2011/11/20

●●HOTSTUFF工場訪問⑩ 商談よりも信頼関係が大切!

もともと、今回の出張目的は我々の検査基準と
彼らの品質基準をすりあわせることでした。
つまり、
ここまでは、不良品、これ以上は、
製造上の限界なので良品とする、、、
といったことを、細かく双方納得したうえで
共通認識として合意することでした。

しかし、初めに今回の不良品の発生理由が
未熟な作業者によるものであり、
いまは、社長自らが製造作業をするようになったので
もはや、不良品について商談するという目的が無くなりました。
彼にも職人の意地がある以上、
品質についてはあえて言わずとも、
十分認識しておられるはずだからです。

したがって、我々としては
まず、ビザールクイーン定番品として
今後も継続して供給してもらえるように交渉することが
最大の目的になりました。
ただ、香港ブローカーの大量注文の間隙をぬって
我々の注文を(それも、品質にこだわる日本流ハイレベルな注文!)
OKしてもらうには、
やはり、理詰めじゃだめですね。
まずは、気持ちが通じないと、、、

職人さんというのは、日本でも外国でも一緒でしょうが
理屈で動く人たちではありません。
心情で動きます。
思えば、大学を出てすぐに、
編み機の職人さんの世界に直面しましたが
机上の理論しか知らない学生あがりには
この手の人たちが存在するということ自体が
理解できず、何と世の中はままならんのか、、
と、嘆いたものです。

いくら、納期を守れと理詰めで怒鳴っても
若造のものの言い方が気に食わん、、、
なんてことで、ふて寝して機械を動かさない、、
もう、こうなるとニッチもサッチもいかない。
一般社会の大部分はこんなことはないのですが、
こと、職人さんの世界になると話は別。
つまり、サラリーマン社会では
通常は、納期を守るという理屈が通るので
1+1=2の世界です。
しかし、職人さんの世界は
1+1=0もあるし、逆に1+1=10になることもある。

それが、わかりはじめたのは、
やっと5年くらい社会人の経験を踏んでからでしょうね。
つまり、理屈じゃなくて、
”もうどうしようもない、あんたしか頼る人がおらん
なんとか、納期に間に合わせてください!”と
心に訴えかけると、
”しゃあないな!”と、一睡もせずに機械を動かしてくれる。
こういったことは、逆にサラリーマンの1+1=2の世界では
絶対にありえないですね。
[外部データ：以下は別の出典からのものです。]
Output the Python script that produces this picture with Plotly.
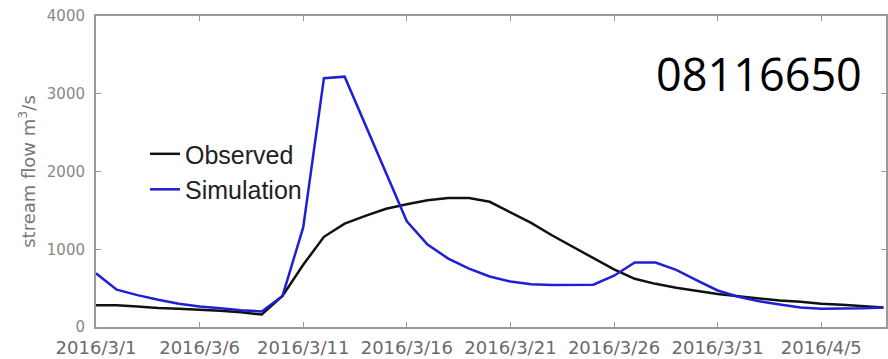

そこまで、誰もいやがってしてくれませんから。

もちろん、職人さんは純粋な人が多いので
すぐに、相手の心を見透かします。
ですから、打算的に口だけうまく言って
ごまかそうなんて気持ちは、通用しません。
あくまで、
本心でぶつからなければなりません。

そのような職人さん相手の世界で、ずっと苦労してきたので
今回のEDATION社の社長さんに対しても
まずは、今回の出張で
彼らとの心情を通わせ、
信頼関係を築くことが大事だなと考えました。